You should not be going through your teenager's text messages... that is absolutely insane.

My parents were kind of similar and I had a very negative experience growing up as a result. I still remember my mom throwing out all my NiN CDs I had bought after she read the lyrics. And all my DnD material because Satan was controlling my brain through it.

As a parent you should be teaching your child to be independent and learn how to make the right choices themselves. Micro managing every aspect of their lives is the absolute wrong approach.




how do you teach them what the right choices are if you don't actually see their choices? if your teenager is texting on TikTok with a 40 year old man who's asking them to send them underwear pictures, how do you find out about that except by reading their text messages?

we don't know from the singular fact that they're reading through teenagers text messages how heavy handed that monitoring is. Maybe there's a recurrence of satanic panic, but we don't actually know that. That you had that experience with your parents is awful but it sounds like parents are more likely to be their kids DnD DM than anything else these days.
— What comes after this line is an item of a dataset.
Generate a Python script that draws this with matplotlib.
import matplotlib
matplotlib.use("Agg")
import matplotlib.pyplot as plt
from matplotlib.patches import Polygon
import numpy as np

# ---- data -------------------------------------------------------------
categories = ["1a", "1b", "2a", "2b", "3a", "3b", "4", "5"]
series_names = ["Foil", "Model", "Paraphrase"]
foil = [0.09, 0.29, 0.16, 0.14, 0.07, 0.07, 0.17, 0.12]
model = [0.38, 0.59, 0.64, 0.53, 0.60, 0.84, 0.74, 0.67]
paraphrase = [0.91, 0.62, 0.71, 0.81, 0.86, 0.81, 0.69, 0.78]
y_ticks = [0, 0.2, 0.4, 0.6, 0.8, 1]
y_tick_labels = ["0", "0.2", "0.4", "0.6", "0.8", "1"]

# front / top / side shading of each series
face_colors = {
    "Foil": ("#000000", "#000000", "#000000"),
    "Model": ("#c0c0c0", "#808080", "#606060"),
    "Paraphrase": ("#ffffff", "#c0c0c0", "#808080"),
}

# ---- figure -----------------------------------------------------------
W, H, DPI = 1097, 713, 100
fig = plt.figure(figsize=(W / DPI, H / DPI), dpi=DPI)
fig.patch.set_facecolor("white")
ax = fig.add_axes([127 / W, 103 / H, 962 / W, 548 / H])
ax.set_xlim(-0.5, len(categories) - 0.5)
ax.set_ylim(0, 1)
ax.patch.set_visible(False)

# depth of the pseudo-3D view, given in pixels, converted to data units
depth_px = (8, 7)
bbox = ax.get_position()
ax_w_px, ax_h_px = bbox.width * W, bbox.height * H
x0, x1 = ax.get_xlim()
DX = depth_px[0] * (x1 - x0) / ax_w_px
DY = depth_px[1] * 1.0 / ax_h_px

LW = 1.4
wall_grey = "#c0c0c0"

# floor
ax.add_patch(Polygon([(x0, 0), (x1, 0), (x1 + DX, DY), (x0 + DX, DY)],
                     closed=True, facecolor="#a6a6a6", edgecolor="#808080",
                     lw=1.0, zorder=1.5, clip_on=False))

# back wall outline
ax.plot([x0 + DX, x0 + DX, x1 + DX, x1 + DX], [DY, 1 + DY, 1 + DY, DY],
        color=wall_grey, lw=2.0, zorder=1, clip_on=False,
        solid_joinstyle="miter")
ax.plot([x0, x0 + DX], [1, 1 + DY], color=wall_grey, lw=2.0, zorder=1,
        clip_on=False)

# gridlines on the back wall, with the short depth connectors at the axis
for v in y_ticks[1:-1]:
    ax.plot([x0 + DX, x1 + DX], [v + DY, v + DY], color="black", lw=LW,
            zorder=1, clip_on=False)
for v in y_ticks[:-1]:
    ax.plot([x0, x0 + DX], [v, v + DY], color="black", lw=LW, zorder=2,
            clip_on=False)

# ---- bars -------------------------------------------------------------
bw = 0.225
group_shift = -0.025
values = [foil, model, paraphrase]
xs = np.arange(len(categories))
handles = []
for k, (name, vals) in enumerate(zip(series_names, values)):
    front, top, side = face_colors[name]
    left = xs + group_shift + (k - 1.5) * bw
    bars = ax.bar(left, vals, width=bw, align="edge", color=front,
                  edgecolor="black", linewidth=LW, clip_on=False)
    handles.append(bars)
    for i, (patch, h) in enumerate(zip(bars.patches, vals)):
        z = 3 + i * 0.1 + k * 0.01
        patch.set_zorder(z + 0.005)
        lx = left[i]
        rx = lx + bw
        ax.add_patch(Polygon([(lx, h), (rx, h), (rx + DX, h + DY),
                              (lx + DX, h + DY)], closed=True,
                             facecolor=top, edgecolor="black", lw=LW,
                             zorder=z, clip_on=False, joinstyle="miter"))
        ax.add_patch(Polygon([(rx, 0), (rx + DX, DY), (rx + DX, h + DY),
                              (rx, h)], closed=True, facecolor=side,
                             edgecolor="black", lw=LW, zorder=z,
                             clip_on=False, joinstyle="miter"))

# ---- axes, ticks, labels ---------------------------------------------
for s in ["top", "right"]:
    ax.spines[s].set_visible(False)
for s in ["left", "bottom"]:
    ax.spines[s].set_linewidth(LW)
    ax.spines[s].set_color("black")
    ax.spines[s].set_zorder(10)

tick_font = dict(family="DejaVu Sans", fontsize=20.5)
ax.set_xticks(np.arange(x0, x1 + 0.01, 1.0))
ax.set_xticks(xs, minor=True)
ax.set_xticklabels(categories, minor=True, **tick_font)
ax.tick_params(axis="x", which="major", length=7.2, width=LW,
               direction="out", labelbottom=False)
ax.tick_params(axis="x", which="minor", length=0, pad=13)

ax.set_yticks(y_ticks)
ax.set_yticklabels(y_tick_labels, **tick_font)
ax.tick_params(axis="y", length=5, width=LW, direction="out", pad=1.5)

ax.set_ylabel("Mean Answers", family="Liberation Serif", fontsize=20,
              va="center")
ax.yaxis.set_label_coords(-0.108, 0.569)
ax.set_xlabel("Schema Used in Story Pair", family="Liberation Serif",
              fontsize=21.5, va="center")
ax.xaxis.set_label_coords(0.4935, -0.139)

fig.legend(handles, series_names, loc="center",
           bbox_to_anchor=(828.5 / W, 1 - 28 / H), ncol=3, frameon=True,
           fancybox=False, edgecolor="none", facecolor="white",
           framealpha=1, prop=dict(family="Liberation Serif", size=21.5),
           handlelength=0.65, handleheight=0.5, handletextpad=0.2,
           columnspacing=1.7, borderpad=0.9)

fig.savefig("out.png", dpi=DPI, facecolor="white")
Every generation of parents seems to have some moral panic. It's a way for those people to feel like they're in control (because losing control is scary and uncomfortable). But, well, news flash, teenagers are all about rebelling against their parents and it's perfectly natural for parents to lose most, if not all, control of their teenagers.

So do you leash your kids and monitor every single one of their actions? Do you really think that is the solution? Parents have tried this for millennia and it never works. Some go completely overboard and shelter their kids, who have mental breakdowns when they enter the real world. I've seen it happen first hand with home-schooled/overly protected friends.
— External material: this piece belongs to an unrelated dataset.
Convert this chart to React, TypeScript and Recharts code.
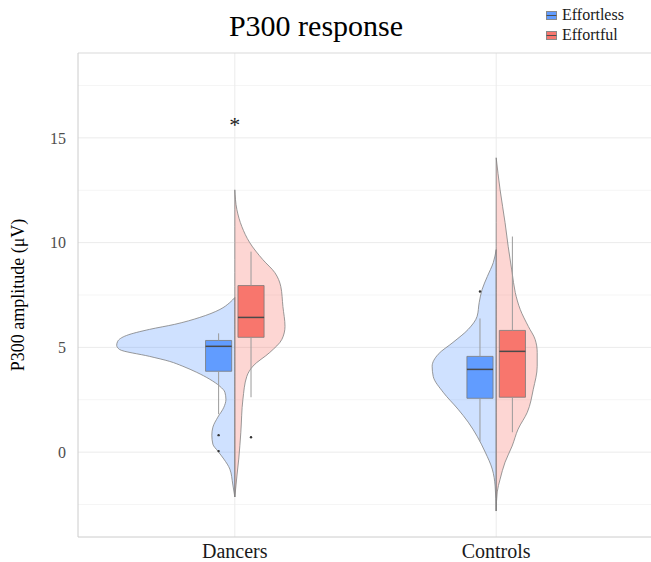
import React from "react";
import {
  ComposedChart,
  Area,
  XAxis,
  YAxis,
  CartesianGrid,
  ReferenceArea,
  ReferenceLine,
  ReferenceDot,
  Legend,
} from "recharts";

const SERIF = '"Liberation Serif", "Times New Roman", serif';

const GROUPS = ["Dancers", "Controls"];
const CONDITIONS = ["Effortless", "Effortful"];
const COLORS: Record<string, string> = { Effortless: "#619CFF", Effortful: "#F8766D" };

// violin halves: amplitude (µV) and half-width (in group units)
const DANCERS_EFFORTLESS_Y = [7.38, 7.14, 6.81, 6.43, 6.1, 5.86, 5.57, 5.29, 5.1, 4.9, 4.57, 4.33, 4.1, 3.81, 3.48, 3.14, 2.86, 2.52, 2.14, 1.67, 1.19, 0.81, 0.38, 0.05, -0.33, -0.81, -1.52, -2.14];
const DANCERS_EFFORTLESS_W = [0, 0.019, 0.057, 0.134, 0.23, 0.326, 0.414, 0.448, 0.452, 0.441, 0.326, 0.249, 0.199, 0.146, 0.096, 0.057, 0.038, 0.034, 0.042, 0.065, 0.084, 0.088, 0.084, 0.065, 0.042, 0.019, 0.008, 0];

const DANCERS_EFFORTFUL_Y = [12.52, 11.57, 10.76, 10.0, 9.19, 8.57, 7.9, 6.95, 6.0, 5.38, 4.76, 4.1, 3.62, 2.52, 0.95, -0.33, -1.14, -2.14];
const DANCERS_EFFORTFUL_W = [0, 0.008, 0.027, 0.057, 0.107, 0.153, 0.176, 0.184, 0.192, 0.18, 0.134, 0.069, 0.046, 0.031, 0.023, 0.015, 0.008, 0];

const CONTROLS_EFFORTLESS_Y = [9.67, 9.05, 8.38, 7.76, 7.14, 6.48, 5.86, 5.24, 4.67, 4.1, 3.62, 2.86, 2.05, 1.43, 0.76, 0.0, -0.81, -1.62, -2.81];
const CONTROLS_EFFORTLESS_W = [0, 0.011, 0.034, 0.054, 0.065, 0.073, 0.107, 0.165, 0.222, 0.245, 0.241, 0.203, 0.146, 0.107, 0.073, 0.042, 0.015, 0.004, 0];

const CONTROLS_EFFORTFUL_Y = [14.05, 12.52, 10.95, 9.81, 8.57, 7.62, 6.81, 6.0, 5.38, 4.76, 4.1, 3.0, 1.9, 1.1, 0.29, -0.48, -1.29, -1.9, -2.81];
const CONTROLS_EFFORTFUL_W = [0, 0.015, 0.034, 0.046, 0.061, 0.073, 0.092, 0.123, 0.149, 0.157, 0.157, 0.142, 0.119, 0.084, 0.061, 0.034, 0.015, 0.004, 0];

// boxplots, order: Dancers/Effortless, Dancers/Effortful, Controls/Effortless, Controls/Effortful
const BOX_GROUP = [1, 1, 2, 2];
const BOX_COND = ["Effortless", "Effortful", "Effortless", "Effortful"];
const BOX_LOW = [1.81, 2.62, 0.52, 0.95];
const BOX_Q1 = [3.86, 5.48, 2.57, 2.62];
const BOX_MED = [5.05, 6.43, 3.95, 4.81];
const BOX_Q3 = [5.33, 7.95, 4.57, 5.81];
const BOX_HIGH = [5.67, 9.57, 6.38, 10.29];

const OUTLIER_GROUP = [1, 1, 1, 2];
const OUTLIER_COND = ["Effortless", "Effortless", "Effortful", "Effortless"];
const OUTLIER_Y = [0.81, 0.05, 0.71, 7.67];

const SIGNIF_GROUP = [1];
const SIGNIF_Y = [15.65];
const SIGNIF_LABEL = ["*"];

const Y_DOMAIN: [number, number] = [-4.05, 19.05];
const Y_TICKS = [0, 5, 10, 15];
const Y_MINOR = [-2.5, 2.5, 7.5, 12.5, 17.5];

const DODGE = 0.062;
const BOX_HALF = 0.05;

const halves = [
  { key: "de", group: 1, cond: "Effortless", ys: DANCERS_EFFORTLESS_Y, ws: DANCERS_EFFORTLESS_W },
  { key: "df", group: 1, cond: "Effortful", ys: DANCERS_EFFORTFUL_Y, ws: DANCERS_EFFORTFUL_W },
  { key: "ce", group: 2, cond: "Effortless", ys: CONTROLS_EFFORTLESS_Y, ws: CONTROLS_EFFORTLESS_W },
  { key: "cf", group: 2, cond: "Effortful", ys: CONTROLS_EFFORTFUL_Y, ws: CONTROLS_EFFORTFUL_W },
].map((h) => ({
  ...h,
  rows: h.ys.map((y, i) => ({
    y,
    v: h.cond === "Effortless" ? [h.group - h.ws[i], h.group] : [h.group, h.group + h.ws[i]],
  })),
}));

const boxes = BOX_GROUP.map((g, i) => {
  const cx = g + (BOX_COND[i] === "Effortless" ? -DODGE : DODGE);
  return { cx, cond: BOX_COND[i], low: BOX_LOW[i], q1: BOX_Q1[i], med: BOX_MED[i], q3: BOX_Q3[i], high: BOX_HIGH[i] };
});

function LegendKey({ color }: { color: string }) {
  return (
    <svg width={11} height={9} style={{ marginRight: 5, display: "block" }}>
      <rect x={0.5} y={0.5} width={10} height={8} fill={color} stroke="#8a8a8a" strokeWidth={1} />
      <line x1={0.5} x2={10.5} y1={4.5} y2={4.5} stroke="#4d4d4d" strokeWidth={1} />
    </svg>
  );
}

function renderLegend() {
  return (
    <div style={{ fontFamily: SERIF, fontSize: 16, color: "#1a1a1a" }}>
      {CONDITIONS.map((c) => (
        <div key={c} style={{ display: "flex", alignItems: "center", height: 20 }}>
          <LegendKey color={COLORS[c]} />
          <span>{c}</span>
        </div>
      ))}
    </div>
  );
}

export default function App() {
  return (
    <div style={{ position: "absolute", left: 0, top: 0, width: 651, height: 562, overflow: "hidden", background: "#fff" }}>
      <div
        style={{
          position: "absolute",
          left: 0,
          top: 11,
          width: 632,
          textAlign: "center",
          fontFamily: SERIF,
          fontSize: 30,
          lineHeight: "30px",
          color: "#000",
        }}
      >
        P300 response
      </div>
      <ComposedChart
        width={653}
        height={562}
        layout="vertical"
        margin={{ top: 53, right: 0, bottom: 0, left: 0 }}
      >
        <CartesianGrid horizontalValues={Y_MINOR} vertical={false} stroke="#f5f5f5" />
        <CartesianGrid horizontalValues={Y_TICKS} verticalValues={[1, 2]} stroke="#ebebeb" />
        <XAxis
          type="number"
          domain={[0.4, 2.6]}
          ticks={[1, 2]}
          allowDataOverflow
          tickFormatter={(v) => GROUPS[v - 1]}
          tickLine={false}
          tickMargin={1}
          height={25}
          axisLine={{ stroke: "#cccccc" }}
          tick={{ fontFamily: SERIF, fontSize: 20, fill: "#1a1a1a" }}
        />
        <YAxis
          type="number"
          dataKey="y"
          domain={Y_DOMAIN}
          ticks={Y_TICKS}
          reversed
          allowDataOverflow
          width={78}
          tickLine={false}
          tickMargin={6}
          axisLine={{ stroke: "#cccccc" }}
          tick={{ fontFamily: SERIF, fontSize: 16, fill: "#4d4d4d" }}
          label={{
            value: "P300 amplitude (μV)",
            angle: -90,
            position: "center",
            dx: -21,
            style: { fontFamily: SERIF, fontSize: 18, fill: "#000", textAnchor: "middle" },
          }}
        />
        <ReferenceLine y={Y_DOMAIN[1]} stroke="#d9d9d9" />
        {halves.map((h) => (
          <Area
            key={h.key}
            data={h.rows}
            dataKey="v"
            type="monotone"
            fill={COLORS[h.cond]}
            fillOpacity={0.3}
            stroke="#808080"
            strokeWidth={0.8}
            dot={false}
            activeDot={false}
            isAnimationActive={false}
          />
        ))}
        {boxes.map((b, i) => (
          <ReferenceLine
            key={`wu${i}`}
            segment={[{ x: b.cx, y: b.q3 }, { x: b.cx, y: b.high }]}
            stroke="#9a9a9a"
            strokeWidth={1}
          />
        ))}
        {boxes.map((b, i) => (
          <ReferenceLine
            key={`wl${i}`}
            segment={[{ x: b.cx, y: b.low }, { x: b.cx, y: b.q1 }]}
            stroke="#9a9a9a"
            strokeWidth={1}
          />
        ))}
        {boxes.map((b, i) => (
          <ReferenceArea
            key={`box${i}`}
            x1={b.cx - BOX_HALF}
            x2={b.cx + BOX_HALF}
            y1={b.q1}
            y2={b.q3}
            fill={COLORS[b.cond]}
            fillOpacity={1}
            stroke="#7a7a7a"
            strokeWidth={0.8}
          />
        ))}
        {boxes.map((b, i) => (
          <ReferenceLine
            key={`med${i}`}
            segment={[{ x: b.cx - BOX_HALF, y: b.med }, { x: b.cx + BOX_HALF, y: b.med }]}
            stroke="#4a4a4a"
            strokeWidth={1.5}
          />
        ))}
        {OUTLIER_Y.map((y, i) => (
          <ReferenceDot
            key={`o${i}`}
            x={OUTLIER_GROUP[i] + (OUTLIER_COND[i] === "Effortless" ? -DODGE : DODGE)}
            y={y}
            r={1.2}
            fill="#333"
            stroke="none"
          />
        ))}
        {SIGNIF_Y.map((y, i) => (
          <ReferenceDot
            key={`s${i}`}
            x={SIGNIF_GROUP[i]}
            y={y}
            r={0}
            fill="none"
            stroke="none"
            label={{ value: SIGNIF_LABEL[i], position: "center", fontFamily: SERIF, fontSize: 22, fill: "#1a1a1a" }}
          />
        ))}
        <Legend
          layout="horizontal"
          verticalAlign="middle"
          align="center"
          content={renderLegend}
          wrapperStyle={{ top: 5, left: 546, width: 105 }}
        />
      </ComposedChart>
    </div>
  );
}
You throw out an extreme anecdote. Remember the war on drugs? It was the same thing. Oh, your kids are gonna do crack at their friends house if you are not careful. Drugs are everywhere and kids are melting their brains. Yes, extreme things can happen to anyone, you can get hit by a car and die, that doesn't mean you ban your kids from crossing a road.

How do you teach them the right choice? Well, this is the art of parenting, and is hard. There are many approaches here. My approach is to treat my teens with respect, have frank conversations with them, and set some clear boundaries and expectations (you must do your schoolwork).

I also try to set myself as a role model for them by living my life to the same morale standards I'd want them to. I don't do drugs, I don't smoke, I don't drink lots, I don't go on random hookups (all things which I see common in men my age). I work hard but also try to remember to have fun and laugh.

It's worked so far. They are confident and happy and will confide in me things they are struggling with. I know they will do things that I wouldn't be happy with and will be unaware of, but that is the risk inherent in life and they will learn from it. All I can do is try to set them up for success best I can, and impart my limited wisdom.


> how do you teach them what the right choices are if you don't actually see their choices? if your teenager is texting on TikTok with a 40 year old man who's asking them to send them underwear pictures, how do you find out about that except by reading their text messages?

you establish trust


> how do you teach them what the right choices are if you don't actually see their choices? if your teenager is texting on TikTok with a 40 year old man who's asking them to send them underwear pictures, how do you find out about that except by reading their text messages?

General rules, like:

-Assume everything you send can at some point become available to everyone, forever.

-Anyone saying "don't tell your parents" is definitely up to no good and should not be trusted.

-On the internet anyone can convincingly pose as anyone.

etc.

Also children usually converse with their peers, so you'll be going through messages of quite a lot of other people's children. Do you have the consent of all the people involved, including their parents?


> -Assume everything you send can at some point become available to everyone, forever.

Forever is a hard concept to grasp for a kid - I was doing stupid things in my 20s that could have had forever consequences. Much worse than something available online forever. I was lucky and had none, but this argument wouldn't work on me


>how do you teach them what the right choices are if you don't actually see their choices?

You teach them principles, obviously. Or are you planning on weighing in on their choices for the rest of their lives?